Zones
Fair Value Gap (FVG)
A price imbalance created by an impulsive move where no fair exchange occurred between buyers and sellers. Identified as a gap between three consecutive candles.
Related indicator: FVG Volume MultiFrame View indicators
What Is a Fair Value Gap
A Fair Value Gap (FVG) is a visible imbalance on the chart formed by three consecutive candles, where the wick of the first candle does not overlap with the wick of the third candle. This empty space represents a zone where price moved so fast that no fair bilateral negotiation took place.
How to Identify It
- Look for three consecutive candles with a strong move.

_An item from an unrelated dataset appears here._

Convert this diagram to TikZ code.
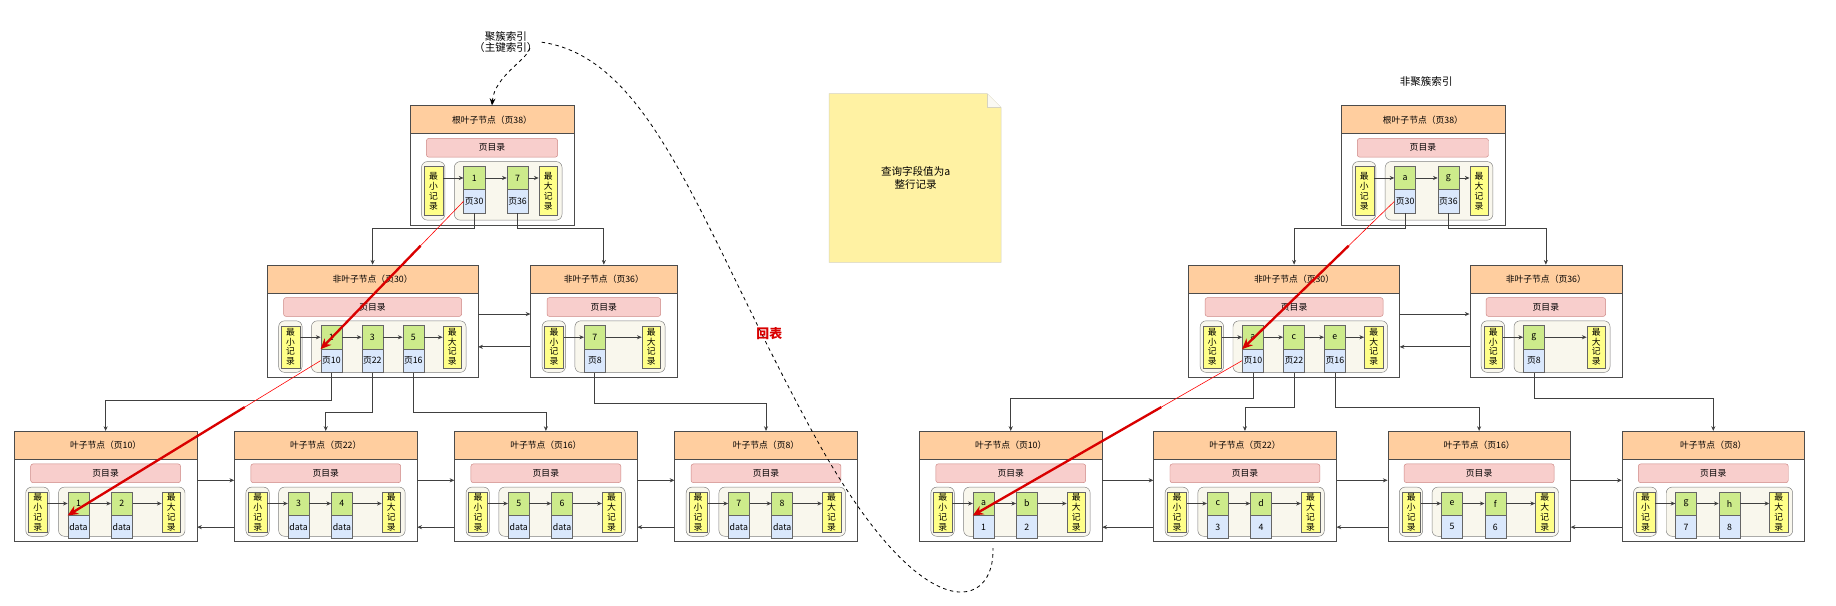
\documentclass[tikz,border=0pt]{standalone}
\usepackage{fontspec}
\setmainfont{Noto Sans CJK SC}
\usetikzlibrary{arrows.meta,calc,shapes.geometric}
\definecolor{hdrc}{HTML}{FFCE9F}\definecolor{hdrd}{HTML}{B46504}
\definecolor{pinkc}{HTML}{F8CECC}\definecolor{pinkd}{HTML}{B85450}
\definecolor{grc}{HTML}{CDEB8B}\definecolor{grd}{HTML}{6C8EBF}
\definecolor{blc}{HTML}{DAE8FC}\definecolor{yec}{HTML}{FFFF88}
\definecolor{recc}{HTML}{F9F7ED}\definecolor{noteC}{HTML}{FFF2A3}
\tikzset{
 boxs/.style={draw=black!70,fill=white,inner sep=0pt},
 hdr/.style={draw=black!70,fill=hdrc,inner sep=0pt,font=\fontsize{7.5}{8}\selectfont},
 dirb/.style={draw=pinkd!70,fill=pinkc,rounded corners=2pt,inner sep=0pt,font=\fontsize{7.5}{8}\selectfont},
 recbox/.style={draw=black!50,fill=recc,rounded corners=5pt,inner sep=0pt},
 yel/.style={draw=black!60,fill=yec,inner sep=0pt,minimum width=16,align=center,font=\fontsize{7.5}{8.5}\selectfont},
 gcell/.style={draw=black!60,fill=grc,inner sep=0pt,minimum width=18,minimum height=20,font=\fontsize{7.5}{8}\selectfont},
 bcell/.style={draw=black!60,fill=blc,inner sep=0pt,minimum width=18,minimum height=20,font=\fontsize{7.5}{8}\selectfont},
 conn/.style={draw=black!75,line width=0.6pt,-{Stealth[length=4pt,width=3.5pt]}},
 redar/.style={draw=red!85!black,line width=2pt,-{Stealth[length=9pt,width=8pt]}},
}
\newcommand\pg[8]{%
 \node[boxs,minimum width=#4,minimum height=#5,anchor=north west] (#1box) at (#2,#3) {};
 \node[hdr,minimum width=#4,minimum height=24,anchor=north west] (#1) at (#2,#3) {#6};
 \node[dirb,minimum width=#4-28,minimum height=16,anchor=north west] at (#2+14,#3+28) {页目录};
 \draw[recbox] (#2+10,#3+48) rectangle (#2+30,#3+#5-4);
 \node[yel,minimum height=#5-60,anchor=north west] (#1min) at (#2+12,#3+52) {最\\小\\记\\录};
 \draw[recbox] (#2+38,#3+48) rectangle (#2+#4-10,#3+#5-4);
 \node[yel,minimum height=#5-60,anchor=north west] (#1max) at (#2+#4-30,#3+52) {最\\大\\记\\录};
 \foreach \k/\v [count=\i] in {#8}{%
   \node[gcell] (#1g\i) at (#2+55+\i*#7-#7,#3+62) {\k};
   \node[bcell] (#1b\i) at (#2+55+\i*#7-#7,#3+82) {\v};
   \ifnum\i=1 \draw[conn] (#1min.east|-#1g1) -- (#1g1);
   \else \pgfmathtruncatemacro\j{\i-1}\draw[conn] (#1g\j) -- (#1g\i);\fi
   \xdef\lastn{\i}}
 \draw[conn] (#1g\lastn) -- (#1max.west|-#1g\lastn);
}
\begin{document}
\begin{tikzpicture}[x=1pt,y=-1pt]
\useasboundingbox (0,0) rectangle (1568,517.5);
\fill[white] (0,0) rectangle (1568,517.5);
% left tree
\pg{R}{350}{90}{140}{102}{根叶子节点（页38）}{37}{1/页30,7/页36}
\pg{Na}{228}{226}{180}{96}{非叶子节点（页30）}{35}{1/页10,3/页22,5/页16}
\pg{Nb}{453}{226}{125}{96}{非叶子节点（页36）}{35}{7/页8}
\pg{La}{12}{368}{156}{94}{叶子节点（页10）}{37}{1/data,2/data}
\pg{Lb}{200}{368}{156}{94}{叶子节点（页22）}{37}{3/data,4/data}
\pg{Lc}{388}{368}{156}{94}{叶子节点（页16）}{37}{5/data,6/data}
\pg{Ld}{576}{368}{156}{94}{叶子节点（页8）}{37}{7/data,8/data}
% right tree
\pg{S}{1145}{90}{140}{102}{根叶子节点（页38）}{37}{a/页30,g/页36}
\pg{Ma}{1015}{226}{180}{96}{非叶子节点（页30）}{35}{a/页10,c/页22,e/页16}
\pg{Mb}{1255}{226}{130}{96}{非叶子节点（页36）}{35}{g/页8}
\pg{Ka}{785}{368}{156}{94}{叶子节点（页10）}{37}{a/1,b/2}
\pg{Kb}{985}{368}{156}{94}{叶子节点（页22）}{37}{c/3,d/4}
\pg{Kc}{1185}{368}{156}{94}{叶子节点（页16）}{37}{e/5,f/6}
\pg{Kd}{1385}{368}{156}{94}{叶子节点（页8）}{37}{g/7,h/8}
% tree edges
\draw[conn] (Rb1.south) -- ++(0,13) -| (Na.north);
\draw[conn] (Rb2.south) -- ++(0,13) -| (Nb.north);
\draw[conn] (Nab1.south) -- ++(0,24) -| (La.north);
\draw[conn] (Nab2.south) -- ++(0,34) -| (Lb.north);
\draw[conn] (Nab3.south) -- ++(0,34) -| (Lc.north);
\draw[conn] (Nbb1.south) -- ++(0,26) -| (Ld.north);
\draw[conn] (Sb1.south) -- ++(0,13) -| (Ma.north);
\draw[conn] (Sb2.south) -- ++(0,13) -| (Mb.north);
\draw[conn] (Mab1.south) -- ++(0,22) -| (Ka.north);
\draw[conn] (Mab2.south) -- ++(0,30) -| (Kb.north);
\draw[conn] (Mab3.south) -- ++(0,30) -| (Kc.north);
\draw[conn] (Mbb1.south) -- ++(0,22) -| (Kd.north);
% sibling links
\foreach \a/\b/\u/\d in {Na/Nb/6/-22,Ma/Mb/6/-22,La/Lb/5/-35,Lb/Lc/5/-35,Lc/Ld/5/-35,Ka/Kb/5/-35,Kb/Kc/5/-35,Kc/Kd/5/-35}{
 \coordinate (p1) at ([yshift=\u]\a box.east);
 \coordinate (p2) at ([yshift=\d]\b box.west);
 \draw[conn] (p1) -- (p1 -| \b box.west);
 \draw[conn] (p2) -- (p2 -| \a box.east);}
% red arrows
\foreach \s/\t in {Rb1/Nag1,Nab1/Lag1,Sb1/Mag1,Mab1/Kag1}{
 \coordinate (rs) at (\s.west); \coordinate (rt) at (\t.south west);
 \draw[red,line width=0.5pt] (rs) -- ($(rs)!0.35!(rt)$);
 \draw[redar] ($(rs)!0.3!(rt)$) -- (rt);}
% labels
\node[font=\fontsize{9}{10}\selectfont,align=center] (ci) at (432,36) {聚簇索引\\（主键索引）};
\node[font=\fontsize{9}{10}\selectfont] (nci) at (1218,70) {非聚簇索引};
\draw[dashed,line width=0.7pt,-{Stealth[length=6pt,width=5pt]}] ([shift={(-10,5)}]ci.east) .. controls +(-2,10) and +(2,-25) .. (R.north);
\draw[dashed,line width=0.7pt] (ci.east) .. controls (560,50) and (600,200) .. (700,380) .. controls (790,540) and (850,520) .. (848,468);
\node[text=red!85!black,font=\bfseries\fontsize{11}{12}\selectfont] (hb) at (657,285) {回表};
\draw[draw=noteC!60!black!40,fill=noteC] (708,80) -- (843,80) -- (855,92) -- (855,224) -- (708,224) -- cycle;
\draw[draw=noteC!60!black!40,fill=noteC!80!black!10] (843,80) -- (843,92) -- (855,92);
\node[font=\fontsize{9}{11}\selectfont,align=center] (nt) at (782,152) {查询字段值为a\\整行记录};
\end{tikzpicture}
\end{document}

- Bullish FVG: the high of candle 1 does not touch the low of candle 3. The gap sits between those two levels.
- Bearish FVG: the low of candle 1 does not touch the high of candle 3. The gap sits between those two levels.
- The larger the FVG, the stronger the imbalance and the more likely price is to return and fill it.
How to Use It in Trading
- Price tends to return to “fill” or “mitigate” FVGs before continuing in the original direction.
- Use FVGs as entry zones: wait for price to retrace to the 50% level of the FVG (known as consequent encroachment).
- Combine FVGs with Order Blocks for high-probability confluences.
- FVGs that form during killzone hours (London, NY) tend to be more significant.
Types of FVG
- Respected FVG: price touches the edge of the gap and bounces. A sign of trend strength.
- Partially filled FVG: price enters the 50% level of the gap (CE). The optimal entry zone.
- Invalidated FVG: price trades completely through the gap and closes beyond it. The FVG loses its validity.